In this article, a novel ensemble network is proposed by using pre-trained three networks. The used deep networks are ResNet18, ResNet50 and ResNet101. Therefore, the proposed method is called as ensemble ResNet. As we know from the literature and applications, ResNet-based networks are generally used for images. In this paper, a novel sensor signal recognition method is presented by using the proposed ensemble ResNet. The proposed signal recognition method consists of preprocessing, feature extraction, feature selection and classification. In the preprocessing, a basic vector-to-matrix transformation is used. Then, pre-trained ResNet18, ResNet50 and ResNet101 are used for feature extraction. FC1000 layers of these networks are selected as output and 1000 features are extracted from each network. These features are concatenated and 3000 features are obtained. In the feature selection phase, ReliefF is used and 1000 most discriminative features are selected. The selected features are forwarded to cubic SVM, and results are obtained by using tenfold cross-validation. To test performance of this method, daily sport activities and gender recognition cases are defined. The proposed method achieved 99.61% and 99.96% accuracy rates for daily sport activity recognition and gender recognition, respectively. The proposed ensemble ResNet was also compared to ResNet-based networks and the state-of-art methods. Results clearly demonstrated that the proposed ensemble ResNet increased success rates of the used ResNets, and it achieved the best results among the selected state-of-art methods. The proposed ensemble ResNets based was also tested on MobiAct dataset, and it was shown that this method increased success rate of the ResNet for HAR.

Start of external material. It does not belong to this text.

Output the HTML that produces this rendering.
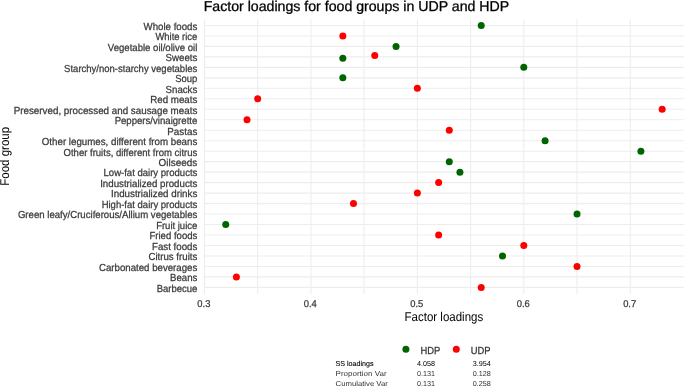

In the future work, the proposed ensemble ResNet can be used for images. Novel mobile health monitoring applications can be proposed using the proposed method. In the literature, many deep learning methods have been proposed. By using these methods, novel ensemble networks can be proposed to solve real-world recognition problems for instance image classification, gender identification, audio classification and facial expressions recognition.